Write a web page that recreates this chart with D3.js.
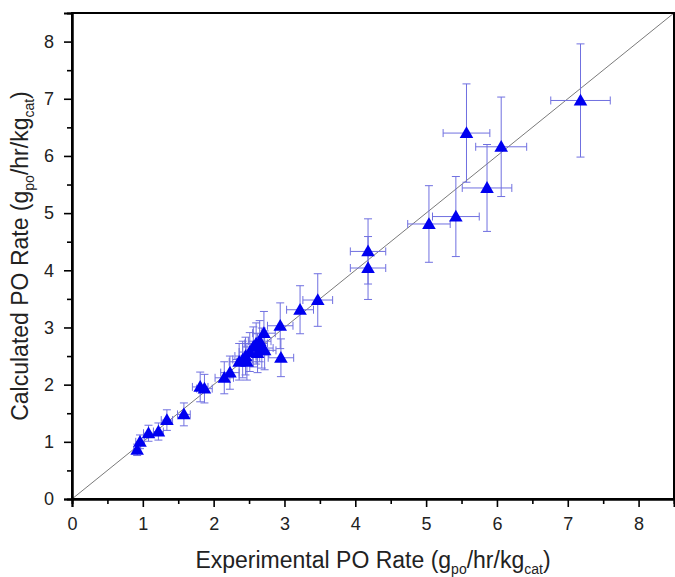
<!DOCTYPE html>
<html>
<head>
<meta charset="utf-8">
<script src="https://cdn.jsdelivr.net/npm/d3@7"></script>
<style>
  body { margin: 0; background: #fff; }
  svg { font-family: "Liberation Sans", Arial, sans-serif; }
</style>
</head>
<body>
<svg width="675" height="577"></svg>
<script>
var svg = d3.select('svg');

// experimental rate, calculated rate, and their error bars
var expRate  = [0.92, 0.96, 1.08, 1.22, 1.34, 1.58, 1.81, 1.87, 2.15, 2.23, 2.36, 2.41, 2.45, 2.47, 2.51, 2.56, 2.60, 2.65, 2.68, 2.72, 2.71, 2.62, 2.94, 2.95, 3.22, 3.47, 4.18, 4.18, 5.04, 5.42, 5.86, 5.57, 6.06, 7.18];
var calcRate = [0.86, 1.00, 1.15, 1.18, 1.38, 1.48, 1.96, 1.93, 2.12, 2.21, 2.40, 2.44, 2.50, 2.40, 2.57, 2.66, 2.72, 2.76, 2.64, 2.60, 2.90, 2.55, 3.03, 2.47, 3.31, 3.48, 4.33, 4.04, 4.81, 4.94, 5.44, 6.40, 6.16, 6.97];
var expErr   = [0.05, 0.06, 0.07, 0.07, 0.08, 0.09, 0.11, 0.11, 0.13, 0.13, 0.14, 0.14, 0.15, 0.15, 0.15, 0.15, 0.16, 0.16, 0.16, 0.16, 0.16, 0.16, 0.18, 0.18, 0.19, 0.21, 0.25, 0.25, 0.30, 0.33, 0.35, 0.33, 0.36, 0.42];
var calcErr  = [0.10, 0.12, 0.14, 0.15, 0.18, 0.20, 0.26, 0.25, 0.28, 0.29, 0.32, 0.32, 0.33, 0.32, 0.34, 0.35, 0.36, 0.36, 0.35, 0.34, 0.38, 0.34, 0.40, 0.33, 0.42, 0.46, 0.57, 0.55, 0.67, 0.70, 0.76, 0.86, 0.87, 0.99];
var majorTicks = [0, 1, 2, 3, 4, 5, 6, 7, 8];
var minorTicks = [0.5, 1.5, 2.5, 3.5, 4.5, 5.5, 6.5, 7.5];

var points = expRate.map(function(d, i) {
    return { x: d, y: calcRate[i], ex: expErr[i], ey: calcErr[i] };
});

var plotL = 72, plotR = 674, plotT = 13, plotB = 499;
var x = d3.scaleLinear().domain([0, 8.5]).range([plotL, plotR]);
var y = d3.scaleLinear().domain([0, 8.5]).range([plotB, plotT]);

// diagonal parity line
svg.append('line')
    .attr('x1', x(0)).attr('y1', y(0)).attr('x2', x(8.5)).attr('y2', y(8.5))
    .attr('stroke', '#7a7a7a').attr('stroke-width', 1);

// error bars
var errColor = '#7070e0';
var cap = 4;
var eb = svg.append('g').attr('stroke', errColor).attr('stroke-width', 1).attr('fill', 'none');
points.forEach(function(p) {
    eb.append('line').attr('x1', x(p.x)).attr('x2', x(p.x)).attr('y1', y(p.y - p.ey)).attr('y2', y(p.y + p.ey));
    eb.append('line').attr('x1', x(p.x) - cap).attr('x2', x(p.x) + cap).attr('y1', y(p.y - p.ey)).attr('y2', y(p.y - p.ey));
    eb.append('line').attr('x1', x(p.x) - cap).attr('x2', x(p.x) + cap).attr('y1', y(p.y + p.ey)).attr('y2', y(p.y + p.ey));
    eb.append('line').attr('x1', x(p.x - p.ex)).attr('x2', x(p.x + p.ex)).attr('y1', y(p.y)).attr('y2', y(p.y));
    eb.append('line').attr('x1', x(p.x - p.ex)).attr('x2', x(p.x - p.ex)).attr('y1', y(p.y) - cap).attr('y2', y(p.y) + cap);
    eb.append('line').attr('x1', x(p.x + p.ex)).attr('x2', x(p.x + p.ex)).attr('y1', y(p.y) - cap).attr('y2', y(p.y) + cap);
});

// triangles
var tri = d3.symbol().type(d3.symbolTriangle).size(80);
svg.append('g').selectAll('path')
    .data(points)
    .enter().append('path')
    .attr('d', tri)
    .attr('transform', function(d) { return 'translate(' + x(d.x) + ',' + (y(d.y) + 1) + ')'; })
    .attr('fill', '#0000f0');

// frame
svg.append('rect')
    .attr('x', plotL).attr('y', plotT).attr('width', plotR - plotL).attr('height', plotB - plotT)
    .attr('fill', 'none').attr('stroke', '#000').attr('stroke-width', 2);

// bottom axis
var xAxis = svg.append('g').attr('transform', 'translate(0,' + plotB + ')');
xAxis.call(d3.axisBottom(x).tickValues(majorTicks).tickSize(8).tickPadding(10).tickFormat(d3.format('d')));
xAxis.append('g').call(d3.axisBottom(x).tickValues(minorTicks).tickSize(5).tickFormat(''));

// left axis
var yAxis = svg.append('g').attr('transform', 'translate(' + plotL + ',0)');
yAxis.call(d3.axisLeft(y).tickValues(majorTicks).tickSize(8).tickPadding(10).tickFormat(d3.format('d')));
yAxis.append('g').call(d3.axisLeft(y).tickValues(minorTicks).tickSize(5).tickFormat(''));

svg.selectAll('.domain').attr('stroke', '#000').attr('stroke-width', 2);
svg.selectAll('.tick line').attr('stroke', '#000').attr('stroke-width', 1.6);
svg.selectAll('.tick text').attr('font-size', 18).attr('fill', '#222')
    .attr('font-family', '"Liberation Sans", Arial, sans-serif');

// axis titles
var xt = svg.append('text')
    .attr('x', (plotL + plotR) / 2).attr('y', 568)
    .attr('text-anchor', 'middle').attr('font-size', 23).attr('fill', '#222');
xt.append('tspan').text('Experimental PO Rate (g');
xt.append('tspan').attr('font-size', 14).attr('dy', 6).text('po');
xt.append('tspan').attr('dy', -6).text('/hr/kg');
xt.append('tspan').attr('font-size', 14).attr('dy', 6).text('cat');
xt.append('tspan').attr('dy', -6).text(')');

var yt = svg.append('text')
    .attr('transform', 'translate(28,' + ((plotT + plotB) / 2) + ') rotate(-90)')
    .attr('text-anchor', 'middle').attr('font-size', 23).attr('fill', '#222');
yt.append('tspan').text('Calculated PO Rate (g');
yt.append('tspan').attr('font-size', 14).attr('dy', 6).text('po');
yt.append('tspan').attr('dy', -6).text('/hr/kg');
yt.append('tspan').attr('font-size', 14).attr('dy', 6).text('cat');
yt.append('tspan').attr('dy', -6).text(')');
</script>
</body>
</html>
******************************
What is being asked: Transcribe the whole listing, character for character, but not its images.

Completed exercise:
Write a web page that recreates this chart with D3.js.
<!DOCTYPE html>
<html>
<head>
<meta charset="utf-8">
<script src="https://cdn.jsdelivr.net/npm/d3@7"></script>
<style>
  body { margin: 0; background: #fff; }
  svg { font-family: "Liberation Sans", Arial, sans-serif; }
</style>
</head>
<body>
<svg width="675" height="577"></svg>
<script>
var svg = d3.select('svg');

// experimental rate, calculated rate, and their error bars
var expRate  = [0.92, 0.96, 1.08, 1.22, 1.34, 1.58, 1.81, 1.87, 2.15, 2.23, 2.36, 2.41, 2.45, 2.47, 2.51, 2.56, 2.60, 2.65, 2.68, 2.72, 2.71, 2.62, 2.94, 2.95, 3.22, 3.47, 4.18, 4.18, 5.04, 5.42, 5.86, 5.57, 6.06, 7.18];
var calcRate = [0.86, 1.00, 1.15, 1.18, 1.38, 1.48, 1.96, 1.93, 2.12, 2.21, 2.40, 2.44, 2.50, 2.40, 2.57, 2.66, 2.72, 2.76, 2.64, 2.60, 2.90, 2.55, 3.03, 2.47, 3.31, 3.48, 4.33, 4.04, 4.81, 4.94, 5.44, 6.40, 6.16, 6.97];
var expErr   = [0.05, 0.06, 0.07, 0.07, 0.08, 0.09, 0.11, 0.11, 0.13, 0.13, 0.14, 0.14, 0.15, 0.15, 0.15, 0.15, 0.16, 0.16, 0.16, 0.16, 0.16, 0.16, 0.18, 0.18, 0.19, 0.21, 0.25, 0.25, 0.30, 0.33, 0.35, 0.33, 0.36, 0.42];
var calcErr  = [0.10, 0.12, 0.14, 0.15, 0.18, 0.20, 0.26, 0.25, 0.28, 0.29, 0.32, 0.32, 0.33, 0.32, 0.34, 0.35, 0.36, 0.36, 0.35, 0.34, 0.38, 0.34, 0.40, 0.33, 0.42, 0.46, 0.57, 0.55, 0.67, 0.70, 0.76, 0.86, 0.87, 0.99];
var majorTicks = [0, 1, 2, 3, 4, 5, 6, 7, 8];
var minorTicks = [0.5, 1.5, 2.5, 3.5, 4.5, 5.5, 6.5, 7.5];

var points = expRate.map(function(d, i) {
    return { x: d, y: calcRate[i], ex: expErr[i], ey: calcErr[i] };
});

var plotL = 72, plotR = 674, plotT = 13, plotB = 499;
var x = d3.scaleLinear().domain([0, 8.5]).range([plotL, plotR]);
var y = d3.scaleLinear().domain([0, 8.5]).range([plotB, plotT]);

// diagonal parity line
svg.append('line')
    .attr('x1', x(0)).attr('y1', y(0)).attr('x2', x(8.5)).attr('y2', y(8.5))
    .attr('stroke', '#7a7a7a').attr('stroke-width', 1);

// error bars
var errColor = '#7070e0';
var cap = 4;
var eb = svg.append('g').attr('stroke', errColor).attr('stroke-width', 1).attr('fill', 'none');
points.forEach(function(p) {
    eb.append('line').attr('x1', x(p.x)).attr('x2', x(p.x)).attr('y1', y(p.y - p.ey)).attr('y2', y(p.y + p.ey));
    eb.append('line').attr('x1', x(p.x) - cap).attr('x2', x(p.x) + cap).attr('y1', y(p.y - p.ey)).attr('y2', y(p.y - p.ey));
    eb.append('line').attr('x1', x(p.x) - cap).attr('x2', x(p.x) + cap).attr('y1', y(p.y + p.ey)).attr('y2', y(p.y + p.ey));
    eb.append('line').attr('x1', x(p.x - p.ex)).attr('x2', x(p.x + p.ex)).attr('y1', y(p.y)).attr('y2', y(p.y));
    eb.append('line').attr('x1', x(p.x - p.ex)).attr('x2', x(p.x - p.ex)).attr('y1', y(p.y) - cap).attr('y2', y(p.y) + cap);
    eb.append('line').attr('x1', x(p.x + p.ex)).attr('x2', x(p.x + p.ex)).attr('y1', y(p.y) - cap).attr('y2', y(p.y) + cap);
});

// triangles
var tri = d3.symbol().type(d3.symbolTriangle).size(80);
svg.append('g').selectAll('path')
    .data(points)
    .enter().append('path')
    .attr('d', tri)
    .attr('transform', function(d) { return 'translate(' + x(d.x) + ',' + (y(d.y) + 1) + ')'; })
    .attr('fill', '#0000f0');

// frame
svg.append('rect')
    .attr('x', plotL).attr('y', plotT).attr('width', plotR - plotL).attr('height', plotB - plotT)
    .attr('fill', 'none').attr('stroke', '#000').attr('stroke-width', 2);

// bottom axis
var xAxis = svg.append('g').attr('transform', 'translate(0,' + plotB + ')');
xAxis.call(d3.axisBottom(x).tickValues(majorTicks).tickSize(8).tickPadding(10).tickFormat(d3.format('d')));
xAxis.append('g').call(d3.axisBottom(x).tickValues(minorTicks).tickSize(5).tickFormat(''));

// left axis
var yAxis = svg.append('g').attr('transform', 'translate(' + plotL + ',0)');
yAxis.call(d3.axisLeft(y).tickValues(majorTicks).tickSize(8).tickPadding(10).tickFormat(d3.format('d')));
yAxis.append('g').call(d3.axisLeft(y).tickValues(minorTicks).tickSize(5).tickFormat(''));

svg.selectAll('.domain').attr('stroke', '#000').attr('stroke-width', 2);
svg.selectAll('.tick line').attr('stroke', '#000').attr('stroke-width', 1.6);
svg.selectAll('.tick text').attr('font-size', 18).attr('fill', '#222')
    .attr('font-family', '"Liberation Sans", Arial, sans-serif');

// axis titles
var xt = svg.append('text')
    .attr('x', (plotL + plotR) / 2).attr('y', 568)
    .attr('text-anchor', 'middle').attr('font-size', 23).attr('fill', '#222');
xt.append('tspan').text('Experimental PO Rate (g');
xt.append('tspan').attr('font-size', 14).attr('dy', 6).text('po');
xt.append('tspan').attr('dy', -6).text('/hr/kg');
xt.append('tspan').attr('font-size', 14).attr('dy', 6).text('cat');
xt.append('tspan').attr('dy', -6).text(')');

var yt = svg.append('text')
    .attr('transform', 'translate(28,' + ((plotT + plotB) / 2) + ') rotate(-90)')
    .attr('text-anchor', 'middle').attr('font-size', 23).attr('fill', '#222');
yt.append('tspan').text('Calculated PO Rate (g');
yt.append('tspan').attr('font-size', 14).attr('dy', 6).text('po');
yt.append('tspan').attr('dy', -6).text('/hr/kg');
yt.append('tspan').attr('font-size', 14).attr('dy', 6).text('cat');
yt.append('tspan').attr('dy', -6).text(')');
</script>
</body>
</html>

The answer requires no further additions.